__TASK BRIEF__.
What number of lines hold the word "this"? State that number and nothing besides.

'''

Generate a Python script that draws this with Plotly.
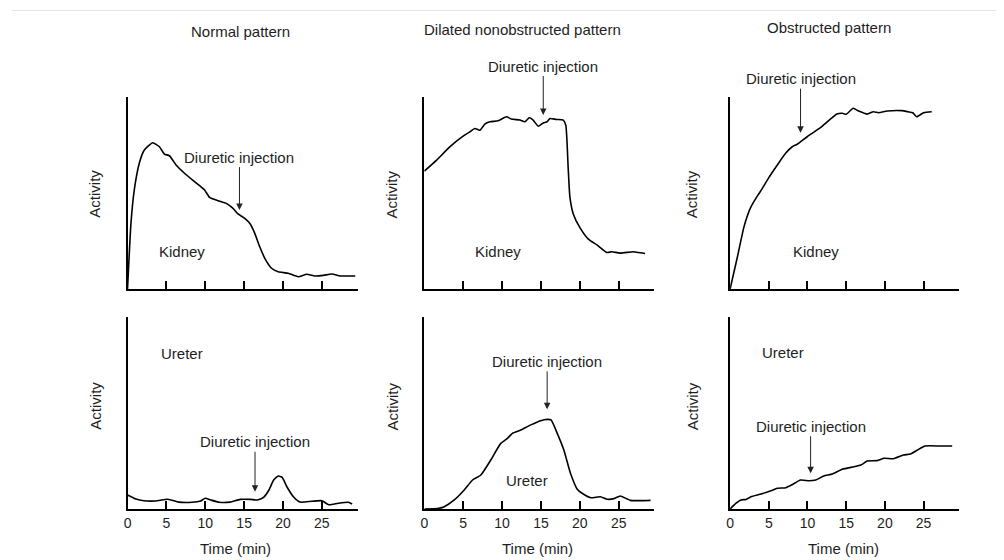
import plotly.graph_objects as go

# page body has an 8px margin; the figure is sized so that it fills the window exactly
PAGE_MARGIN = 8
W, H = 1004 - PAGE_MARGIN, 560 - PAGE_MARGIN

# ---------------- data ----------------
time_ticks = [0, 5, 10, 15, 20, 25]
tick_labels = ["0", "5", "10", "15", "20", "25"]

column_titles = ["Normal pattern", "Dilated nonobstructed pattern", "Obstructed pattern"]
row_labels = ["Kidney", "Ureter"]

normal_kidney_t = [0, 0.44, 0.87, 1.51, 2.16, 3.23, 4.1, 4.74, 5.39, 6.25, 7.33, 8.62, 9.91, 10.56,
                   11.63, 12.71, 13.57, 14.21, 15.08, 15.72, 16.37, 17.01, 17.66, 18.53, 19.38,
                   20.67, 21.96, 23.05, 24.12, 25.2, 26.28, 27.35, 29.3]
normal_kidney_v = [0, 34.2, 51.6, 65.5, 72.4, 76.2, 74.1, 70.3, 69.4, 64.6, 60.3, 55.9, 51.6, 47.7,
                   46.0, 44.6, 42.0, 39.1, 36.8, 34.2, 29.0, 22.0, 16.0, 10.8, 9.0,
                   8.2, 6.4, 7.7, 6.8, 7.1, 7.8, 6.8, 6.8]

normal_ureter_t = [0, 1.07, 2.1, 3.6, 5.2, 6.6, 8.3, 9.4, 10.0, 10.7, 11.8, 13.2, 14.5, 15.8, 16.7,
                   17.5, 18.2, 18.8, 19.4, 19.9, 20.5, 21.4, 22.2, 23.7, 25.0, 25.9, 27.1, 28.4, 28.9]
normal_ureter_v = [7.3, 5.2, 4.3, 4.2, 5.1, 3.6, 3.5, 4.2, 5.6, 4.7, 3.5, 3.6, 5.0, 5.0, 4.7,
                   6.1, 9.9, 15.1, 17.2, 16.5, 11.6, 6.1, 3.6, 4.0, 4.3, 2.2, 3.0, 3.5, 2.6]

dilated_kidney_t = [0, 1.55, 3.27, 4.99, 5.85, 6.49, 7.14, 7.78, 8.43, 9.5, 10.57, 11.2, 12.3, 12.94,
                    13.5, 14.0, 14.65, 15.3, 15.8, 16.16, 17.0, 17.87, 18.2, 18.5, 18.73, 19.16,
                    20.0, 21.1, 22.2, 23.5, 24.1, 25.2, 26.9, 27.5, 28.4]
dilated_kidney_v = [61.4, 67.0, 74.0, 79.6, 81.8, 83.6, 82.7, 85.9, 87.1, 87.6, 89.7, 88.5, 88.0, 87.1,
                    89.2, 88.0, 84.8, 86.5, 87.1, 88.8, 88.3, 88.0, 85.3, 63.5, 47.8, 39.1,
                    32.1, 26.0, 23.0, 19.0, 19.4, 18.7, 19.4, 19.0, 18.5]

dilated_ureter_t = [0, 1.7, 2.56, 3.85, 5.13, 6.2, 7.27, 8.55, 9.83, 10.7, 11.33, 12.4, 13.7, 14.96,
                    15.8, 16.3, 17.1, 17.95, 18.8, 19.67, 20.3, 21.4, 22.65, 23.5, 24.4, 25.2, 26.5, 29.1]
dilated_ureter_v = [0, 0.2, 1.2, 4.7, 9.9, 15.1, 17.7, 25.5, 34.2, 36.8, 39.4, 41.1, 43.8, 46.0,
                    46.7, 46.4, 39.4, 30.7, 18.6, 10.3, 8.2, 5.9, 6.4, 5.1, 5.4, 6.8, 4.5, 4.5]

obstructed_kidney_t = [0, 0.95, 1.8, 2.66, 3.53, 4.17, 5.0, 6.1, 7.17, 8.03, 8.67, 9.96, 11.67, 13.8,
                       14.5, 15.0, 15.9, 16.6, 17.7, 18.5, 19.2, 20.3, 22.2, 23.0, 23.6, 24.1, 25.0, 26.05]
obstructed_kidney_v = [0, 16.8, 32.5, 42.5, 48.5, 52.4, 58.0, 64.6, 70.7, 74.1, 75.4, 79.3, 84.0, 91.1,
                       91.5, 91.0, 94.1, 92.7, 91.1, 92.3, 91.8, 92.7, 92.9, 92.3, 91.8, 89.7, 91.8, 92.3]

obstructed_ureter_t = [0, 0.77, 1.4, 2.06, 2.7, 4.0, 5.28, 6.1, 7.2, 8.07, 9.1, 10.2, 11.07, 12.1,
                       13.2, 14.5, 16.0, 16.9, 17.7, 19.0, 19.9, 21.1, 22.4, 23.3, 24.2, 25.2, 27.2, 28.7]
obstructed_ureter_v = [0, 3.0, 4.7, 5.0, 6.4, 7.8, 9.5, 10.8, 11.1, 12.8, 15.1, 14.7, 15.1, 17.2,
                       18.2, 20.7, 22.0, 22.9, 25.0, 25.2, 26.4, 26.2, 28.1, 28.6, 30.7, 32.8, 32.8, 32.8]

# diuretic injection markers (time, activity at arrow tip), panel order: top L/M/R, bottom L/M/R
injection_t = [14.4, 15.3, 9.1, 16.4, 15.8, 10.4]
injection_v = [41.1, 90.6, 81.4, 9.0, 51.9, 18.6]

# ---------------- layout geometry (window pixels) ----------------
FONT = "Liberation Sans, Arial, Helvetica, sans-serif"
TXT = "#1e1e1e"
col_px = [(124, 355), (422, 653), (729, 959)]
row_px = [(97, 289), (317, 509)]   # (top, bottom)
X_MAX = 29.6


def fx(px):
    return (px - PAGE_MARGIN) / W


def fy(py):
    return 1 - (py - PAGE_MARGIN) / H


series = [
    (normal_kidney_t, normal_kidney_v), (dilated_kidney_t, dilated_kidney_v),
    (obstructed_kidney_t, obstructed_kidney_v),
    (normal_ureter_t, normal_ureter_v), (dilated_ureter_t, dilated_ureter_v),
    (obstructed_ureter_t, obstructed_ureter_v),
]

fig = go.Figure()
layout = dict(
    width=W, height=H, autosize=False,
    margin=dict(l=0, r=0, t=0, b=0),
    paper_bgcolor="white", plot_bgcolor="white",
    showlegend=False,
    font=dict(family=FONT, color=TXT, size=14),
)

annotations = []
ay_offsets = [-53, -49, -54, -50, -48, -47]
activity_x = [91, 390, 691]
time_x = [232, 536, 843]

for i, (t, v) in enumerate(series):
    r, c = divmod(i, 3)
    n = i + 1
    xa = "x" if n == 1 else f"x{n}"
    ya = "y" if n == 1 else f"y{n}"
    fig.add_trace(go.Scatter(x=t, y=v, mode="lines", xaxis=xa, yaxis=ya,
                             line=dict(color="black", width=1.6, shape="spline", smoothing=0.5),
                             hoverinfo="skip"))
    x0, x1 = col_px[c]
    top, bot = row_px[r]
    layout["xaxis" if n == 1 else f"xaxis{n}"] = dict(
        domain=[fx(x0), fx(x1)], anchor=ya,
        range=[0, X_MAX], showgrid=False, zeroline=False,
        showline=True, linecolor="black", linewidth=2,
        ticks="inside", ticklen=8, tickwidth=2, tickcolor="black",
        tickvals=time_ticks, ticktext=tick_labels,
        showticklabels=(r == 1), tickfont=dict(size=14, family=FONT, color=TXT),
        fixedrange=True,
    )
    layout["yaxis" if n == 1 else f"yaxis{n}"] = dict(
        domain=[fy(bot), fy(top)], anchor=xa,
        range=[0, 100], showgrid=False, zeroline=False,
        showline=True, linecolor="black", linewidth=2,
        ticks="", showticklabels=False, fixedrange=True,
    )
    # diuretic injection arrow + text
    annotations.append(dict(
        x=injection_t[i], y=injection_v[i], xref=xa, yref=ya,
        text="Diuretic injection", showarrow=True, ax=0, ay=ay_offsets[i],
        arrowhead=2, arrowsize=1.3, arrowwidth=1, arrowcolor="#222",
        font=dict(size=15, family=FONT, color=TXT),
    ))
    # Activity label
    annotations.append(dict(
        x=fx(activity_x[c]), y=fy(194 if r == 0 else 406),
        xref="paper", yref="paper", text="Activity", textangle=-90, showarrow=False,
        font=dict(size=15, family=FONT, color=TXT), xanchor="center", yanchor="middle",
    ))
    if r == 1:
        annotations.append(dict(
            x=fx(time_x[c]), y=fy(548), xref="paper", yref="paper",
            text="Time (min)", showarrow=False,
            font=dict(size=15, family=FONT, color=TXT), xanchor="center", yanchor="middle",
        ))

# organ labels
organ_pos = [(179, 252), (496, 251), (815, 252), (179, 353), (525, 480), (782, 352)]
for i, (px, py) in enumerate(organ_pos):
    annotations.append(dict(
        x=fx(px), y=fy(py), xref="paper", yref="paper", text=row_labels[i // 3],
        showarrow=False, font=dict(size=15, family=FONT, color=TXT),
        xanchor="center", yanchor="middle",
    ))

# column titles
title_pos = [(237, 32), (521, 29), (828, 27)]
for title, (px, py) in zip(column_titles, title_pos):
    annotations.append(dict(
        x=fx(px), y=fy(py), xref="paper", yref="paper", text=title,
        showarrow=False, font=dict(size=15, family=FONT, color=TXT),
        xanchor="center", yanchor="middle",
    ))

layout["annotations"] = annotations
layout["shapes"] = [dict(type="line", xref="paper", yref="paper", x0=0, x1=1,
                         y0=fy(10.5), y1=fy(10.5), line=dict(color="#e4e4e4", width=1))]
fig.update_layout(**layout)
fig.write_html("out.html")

'''
'''

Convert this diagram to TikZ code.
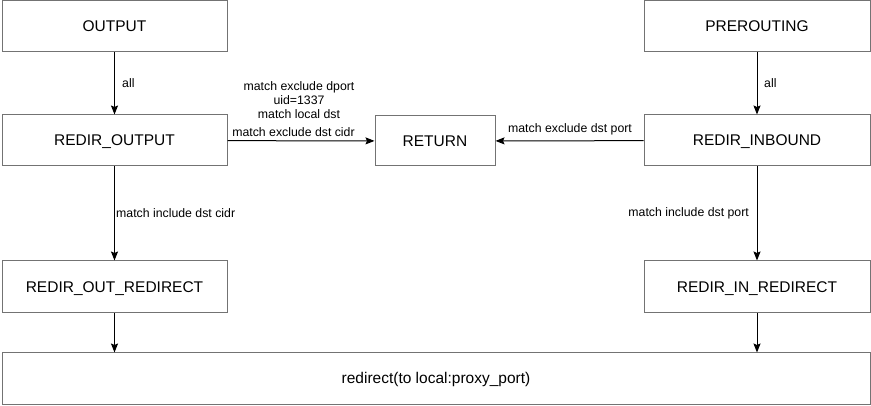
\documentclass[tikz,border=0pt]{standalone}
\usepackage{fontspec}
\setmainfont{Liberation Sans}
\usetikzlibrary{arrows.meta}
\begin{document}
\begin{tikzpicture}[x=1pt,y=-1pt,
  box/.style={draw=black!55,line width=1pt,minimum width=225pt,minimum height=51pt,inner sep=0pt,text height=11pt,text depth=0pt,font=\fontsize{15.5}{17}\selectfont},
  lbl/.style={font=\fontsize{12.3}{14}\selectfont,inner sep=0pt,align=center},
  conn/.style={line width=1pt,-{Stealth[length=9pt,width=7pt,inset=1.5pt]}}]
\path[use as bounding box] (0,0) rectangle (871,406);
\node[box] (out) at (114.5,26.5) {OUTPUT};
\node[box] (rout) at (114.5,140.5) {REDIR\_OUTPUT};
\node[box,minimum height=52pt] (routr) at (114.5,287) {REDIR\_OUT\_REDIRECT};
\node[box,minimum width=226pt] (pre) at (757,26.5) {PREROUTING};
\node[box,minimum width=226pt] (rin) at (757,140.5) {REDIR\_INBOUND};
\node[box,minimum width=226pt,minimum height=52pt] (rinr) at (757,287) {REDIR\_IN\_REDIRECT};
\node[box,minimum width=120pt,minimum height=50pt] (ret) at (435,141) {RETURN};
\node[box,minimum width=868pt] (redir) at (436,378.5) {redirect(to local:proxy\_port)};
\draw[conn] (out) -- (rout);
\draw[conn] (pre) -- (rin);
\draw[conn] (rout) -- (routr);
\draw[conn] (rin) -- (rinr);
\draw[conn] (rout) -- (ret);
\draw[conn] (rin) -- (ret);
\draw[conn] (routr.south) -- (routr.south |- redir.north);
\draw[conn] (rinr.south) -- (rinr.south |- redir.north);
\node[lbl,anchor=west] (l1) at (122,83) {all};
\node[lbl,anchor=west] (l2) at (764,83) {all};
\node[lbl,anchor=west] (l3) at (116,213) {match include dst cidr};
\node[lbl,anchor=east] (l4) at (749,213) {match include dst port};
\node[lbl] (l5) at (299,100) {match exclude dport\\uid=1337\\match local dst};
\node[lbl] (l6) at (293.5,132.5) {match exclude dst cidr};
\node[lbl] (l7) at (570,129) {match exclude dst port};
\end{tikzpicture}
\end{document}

'''

__WORKED SOLUTION__.
2